Tuesday, July 04, 2006

Who's independent?

It's been raining and I nearly got a photo of some lightning but, being slightly slower than the speed of light, just missed it. Instead got a photo of Marmite washing herself as she got wet in the rain. Anyway, because of my useless IT skills combined with Fabrice (our nice French neighbour who we 'borrow' broadband from) switching his broadband off or whatever he does when it switches off, the IT capacity of this computer is now equivalent to my chances of becoming the next Jordan. So yet again I cannot post the photo on the blog or put the correct damn time up.

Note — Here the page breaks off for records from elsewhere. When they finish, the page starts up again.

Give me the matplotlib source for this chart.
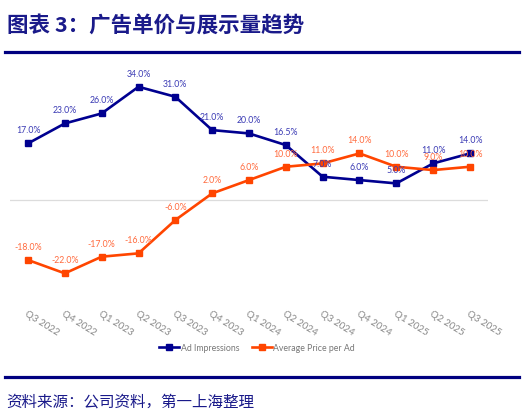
import matplotlib
matplotlib.use("Agg")
import matplotlib.pyplot as plt
from matplotlib.lines import Line2D

plt.rcParams['font.family'] = ['Lato', 'DejaVu Sans']

quarters = ["Q3 2022", "Q4 2022", "Q1 2023", "Q2 2023", "Q3 2023", "Q4 2023", "Q1 2024",
            "Q2 2024", "Q3 2024", "Q4 2024", "Q1 2025", "Q2 2025", "Q3 2025"]
ad_impressions = [17, 23, 26, 34, 31, 21, 20, 16.5, 7, 6, 5, 11, 14]
avg_price = [-18, -22, -17, -16, -6, 2, 6, 10, 11, 14, 10, 9, 10]

W, H = 525, 415
fig = plt.figure(figsize=(W / 100, H / 100), dpi=100)

blue = '#000090'
orange = '#FF4500'
blue_lbl = '#3a3ab4'
orange_lbl = '#ff6a3d'
navy = '#1a1a8a'

# axes placement (pixels)
left, right, top, bottom = 9.6, 488.4, 66.8, 300.0
ax = fig.add_axes([left / W, 1 - bottom / H, (right - left) / W, (bottom - top) / H])
x = list(range(len(quarters)))
ax.plot(x, ad_impressions, color=blue, lw=1.9, marker='s', ms=4.5, label='Ad Impressions', zorder=3)
ax.plot(x, avg_price, color=orange, lw=1.9, marker='s', ms=4.5, label='Average Price per Ad', zorder=3)
ax.axhline(0, color='#dcdcdc', lw=0.9, zorder=1)
ax.set_xlim(-0.5, 12.5)
ax.set_ylim(-30, 40)
for s in ax.spines.values():
    s.set_visible(False)
ax.set_yticks([])
ax.set_xticks(x)
ax.set_xticklabels(quarters, rotation=-32, ha='left', va='top', rotation_mode='anchor',
                   color='#888888', fontsize=7)
ax.tick_params(axis='x', length=0, pad=7)

for xi, v in zip(x, ad_impressions):
    ax.annotate(f"{v:.1f}%", (xi, v), xytext=(0, 9), textcoords='offset points',
                ha='center', va='center', fontsize=6.3, color=blue_lbl, zorder=4)
for xi, v in zip(x, avg_price):
    ax.annotate(f"{v:.1f}%", (xi, v), xytext=(0, 9), textcoords='offset points',
                ha='center', va='center', fontsize=6.3, color=orange_lbl, zorder=4)

handles = [Line2D([0], [0], color=blue, lw=1.9, marker='s', ms=4),
           Line2D([0], [0], color=orange, lw=1.9, marker='s', ms=4)]
leg = fig.legend(handles, ['Ad Impressions', 'Average Price per Ad'], loc='center',
                 bbox_to_anchor=(257 / W, 1 - 348 / H), ncol=2, frameon=False,
                 fontsize=6.3, handlelength=2.3, handletextpad=0.2, columnspacing=1.4)
for t in leg.get_texts():
    t.set_color('#777777')

cjk = ['Noto Sans CJK SC', 'DejaVu Sans']
fig.text(7 / W, 1 - 25 / H, "图表 3：广告单价与展示量趋势", family=cjk, fontsize=15.5,
         fontweight='bold', color=navy, ha='left', va='center')
fig.add_artist(Line2D([5 / W, 519 / W], [1 - 52 / H, 1 - 52 / H], color='#000080', lw=2.3))
fig.add_artist(Line2D([5 / W, 519 / W], [1 - 377 / H, 1 - 377 / H], color='#000080', lw=2.3))
fig.text(6 / W, 1 - 402 / H, "资料来源：公司资料，第一上海整理", family=cjk, fontsize=11.2,
         color=navy, ha='left', va='center')

fig.savefig('out.png', dpi=100)
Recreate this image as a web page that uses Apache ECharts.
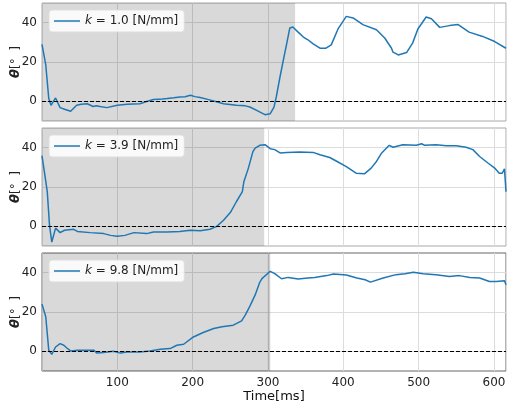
<!DOCTYPE html>
<html>
<head>
<meta charset="utf-8">
<script src="https://cdn.jsdelivr.net/npm/echarts@6/dist/echarts.min.js"></script>
<style>
html, body { margin: 0; padding: 0; background: #fff; }
#main { width: 507px; height: 401px; }
</style>
</head>
<body>
<div id="main"></div>
<script>
var myChart = echarts.init(document.getElementById('main'));

// stiffness of each run
var stiffness = ['1.0', '3.9', '9.8'];
// end of the grey (contact) span, ms
var shadeEnd = [336, 295, 299];
var shadeEdge = [null, null, 303];

var t1 = [0, 5, 9, 12, 16, 18, 24, 30, 38, 46, 52, 60, 68, 72, 77, 86, 100, 113, 130, 140, 148, 160, 166, 175, 183, 190, 197, 203, 210, 220, 228, 241, 258, 270, 276, 285, 296, 303, 308, 311, 316, 320, 325, 329, 333, 340, 347, 353, 360, 369, 377, 384, 393, 404, 413, 426, 444, 455, 464, 466, 473, 484, 492, 499, 510, 517, 528, 541, 552, 567, 585, 601, 616];
var v1 = [29, 18.5, 1.4, -2, 0.5, 1.7, -3.2, -4, -5, -2, -1.5, -1.2, -2.6, -2.2, -2.6, -3.2, -2, -1.5, -1.2, 0, 0.9, 1.2, 1.4, 1.8, 2.2, 2.3, 3.1, 2.4, 1.9, 1, 0.2, -1.2, -2, -2.3, -2.9, -4.6, -6.8, -6.3, -2.9, 2.2, 12.5, 20.2, 29.6, 37.3, 37.8, 35.2, 32.7, 31.3, 29.2, 27, 27, 28.7, 36.8, 43.2, 42.4, 39, 36.4, 32.2, 27, 25, 23.6, 24.8, 29.6, 36.8, 42.9, 42, 37.6, 38.5, 39.1, 35.2, 33, 30.4, 27];

var t2 = [0, 7, 10, 13, 18, 24, 30, 42, 47, 64, 82, 91, 100, 110, 122, 139, 148, 166, 183, 197, 210, 223, 232, 241, 250, 258, 266, 268, 274, 280, 283, 289, 296, 303, 309, 316, 325, 342, 360, 369, 382, 393, 404, 417, 428, 437, 444, 451, 461, 466, 479, 497, 504, 508, 523, 537, 550, 563, 572, 581, 592, 601, 607, 611, 614, 616];
var v2 = [36, 17.6, 0.5, -8, -0.9, -3.2, -2, -1.5, -2.6, -3.2, -3.7, -4.6, -5.1, -4.6, -3.2, -3.7, -2.9, -2.9, -2.6, -2, -2.2, -1.5, 0, 3.1, 7, 12.5, 17.6, 22.7, 29.6, 38, 39.8, 41.2, 41.5, 39.5, 39, 37.3, 37.6, 37.8, 37.6, 36.4, 35, 32.7, 30.4, 27, 26.7, 29.6, 33, 37.3, 41.2, 40.2, 41.5, 41.2, 42, 41.2, 41.5, 41, 41, 40.2, 39, 35.5, 32.2, 29.6, 27, 27, 29.2, 17.6];

var t3 = [0, 5, 9, 13, 18, 24, 29, 33, 38, 47, 69, 73, 82, 95, 104, 113, 130, 143, 157, 170, 179, 188, 201, 214, 228, 239, 254, 265, 270, 276, 283, 289, 292, 303, 309, 318, 327, 340, 353, 362, 378, 387, 404, 418, 429, 436, 453, 470, 482, 493, 506, 523, 541, 554, 568, 581, 594, 603, 614, 616];
var v3 = [24, 17.6, 0.5, -1.5, 2.2, 3.9, 3.1, 1.7, 0.2, 0.5, 0.5, -0.9, -0.6, 0, -0.9, -0.3, -0.3, 0.2, 1, 1.4, 3.1, 3.6, 7.3, 9.6, 11.6, 12.5, 13.3, 15.5, 18.5, 23, 28.7, 35, 37, 40.7, 39.5, 36.9, 37.6, 36.8, 37.3, 37.6, 38.5, 39.3, 38.8, 37.3, 36.4, 35.2, 37.3, 39, 39.5, 40.2, 39.5, 39, 38.1, 38.5, 37.6, 37.3, 35.5, 35.5, 35.9, 33.8];

var yTicks = [0, 20, 40];
var times = [t1, t2, t3];
var values = [v1, v2, v3];

var font = 'DejaVu Sans';
var gridTop = [3, 128, 253];
var frameColor = ['#a8a8a8', '#a8a8a8', '#666666'];

function pairs(t, v) {
    var out = [];
    for (var k = 0; k < t.length; k++) out.push([t[k], v[k]]);
    return out;
}

var grids = [], xAxes = [], yAxes = [], series = [], legends = [];
for (var i = 0; i < 3; i++) {
    var name = 'k = ' + stiffness[i] + ' [N/mm]';
    grids.push({
        left: 42, right: 1, top: gridTop[i], height: 118,
        outerBoundsMode: 'none', containLabel: false,
        show: true, borderColor: frameColor[i], borderWidth: 1, backgroundColor: '#fff'
    });
    xAxes.push({
        type: 'value', gridIndex: i, min: 0, max: 616, interval: 100,
        axisLine: { show: false }, axisTick: { show: false },
        axisLabel: {
            show: i === 2, showMinLabel: false, showMaxLabel: false,
            fontFamily: font, fontSize: 12, color: '#222', margin: 6
        },
        splitLine: { show: true, lineStyle: { color: '#dcdcdc', width: 1 } },
        name: i === 2 ? 'Time[ms]' : '',
        nameLocation: 'middle', nameGap: 19, nameMoveOverlap: false,
        nameTextStyle: { fontFamily: font, fontSize: 13, color: '#111' }
    });
    yAxes.push({
        type: 'value', gridIndex: i, min: -10, max: 50,
        axisLine: { show: false },
        axisTick: { show: false, customValues: yTicks },
        axisLabel: { customValues: yTicks, fontFamily: font, fontSize: 12, color: '#222', margin: 5 },
        splitLine: { show: true, lineStyle: { color: '#dcdcdc', width: 1 } },
        name: '{t|θ}[°  ]', nameLocation: 'middle', nameGap: 20, nameRotate: 90, nameMoveOverlap: false,
        nameTextStyle: {
            fontFamily: font, fontSize: 12, color: '#222',
            rich: { t: { fontFamily: font, fontSize: 13, fontWeight: 'bold', fontStyle: 'italic', color: '#222' } }
        }
    });
    var areas = [[{ xAxis: 0 }, { xAxis: shadeEnd[i] }]];
    if (shadeEdge[i]) areas.push([{ xAxis: shadeEnd[i], itemStyle: { color: 'rgba(0,0,0,0.2)' } }, { xAxis: shadeEdge[i] }]);
    series.push({
        name: name, type: 'line', xAxisIndex: i, yAxisIndex: i,
        data: pairs(times[i], values[i]),
        symbol: 'none', color: '#1f77b4',
        lineStyle: { color: '#1f77b4', width: 1.5 },
        markArea: {
            silent: true,
            itemStyle: { color: 'rgba(0,0,0,0.15)' },
            data: areas
        },
        markLine: {
            silent: true, symbol: ['none', 'none'],
            label: { show: false },
            lineStyle: { color: '#000', type: [4, 2], width: 1 },
            data: [{ yAxis: 0 }]
        }
    });
    legends.push({
        data: [name], left: 49, top: gridTop[i] + 7,
        orient: 'vertical',
        backgroundColor: 'rgba(255,255,255,0.85)', borderColor: '#dddddd', borderWidth: 1,
        borderRadius: 3, padding: [5, 6, 5, 5],
        icon: 'rect', itemWidth: 26, itemHeight: 1.5, itemGap: 8,
        formatter: function (n) { return n.replace('k', '{i|k}'); },
        textStyle: {
            fontFamily: font, fontSize: 12, color: '#222',
            rich: { i: { fontFamily: font, fontSize: 12, fontStyle: 'italic', color: '#222' } }
        }
    });
}

var option = {
    animation: false,
    backgroundColor: '#fff',
    grid: grids,
    xAxis: xAxes,
    yAxis: yAxes,
    legend: legends,
    series: series
};
myChart.setOption(option);
</script>
</body>
</html>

But really enjoying watching films. I persuaded Phil to record 'The Low Down' which is my favourite film - the only film I've seen more than 3 times. It's set in Dalston, (where I used to live) and it's about a guy in his twenties who works in an Animation production company (which I used to do)generally having a good time mooching around doing not much at all (which I still do). It's set in present time (the late nineties, it's about 7 years old). I love it. It celebrates art - really enjoying every minutae of detail and it's like 'Lost in Translation', in that it's reflective but I think it's about a million times better as it's not racist. There's really poignant bits as it's before September 11th (9/11) as the guy meets a girl who says 'When I see plane go by above I always think of holidays' and he says 'I always think of it crashing'. The very last shot is of a plane going over - it probably was one of the last films I saw before September 11th. My only complaint is - why did the main character have to be a guy? Also they could have had some positive portrayals of black characters - the only black people are the druggies.

Phil got bored with it though. He prefers 'Herbie goes on Tour' etc; I'm trying to educate him when it comes to films. 'It's Art darling' is what I say.

Then watched Thelma and Louise which GG had bought me as a present. And I remembered why it's not my favourite film. One word. Violence. I had to fast forward the violent bits. Yes, Brad Pitt is fit, but let's face it who wasn't in 1992? Feminism isn't about nicking all the nasty bits from men, it's about persuading them to engage in the lovelier aspects of femininity too - love, compassion, communication and sensitivity. So, I am glad I've got the film, but it's not my favourite.

Then, because darling was working I actually watched a TV film. 'Ghosts of Mississipi' on BBC 1. And I thought it was great. I'm not normally a fan of court room dramas - America is so dependent on her lawyers, she's forgotten community and humanity. But Alex Baldwin was this nice lawyer (I know, hard to believe) fighting for a black man shot dead by a racist thug in the 60s. He wins. I would say that the 'n' word is more of a swear word here than the 'c' word, but the way they were showing it over there, it's like people are allowed to say it on TV. Also, even the 'liberal' white middle class people don't have black friends. There is no integration. It just makes me thank God I don't live over there.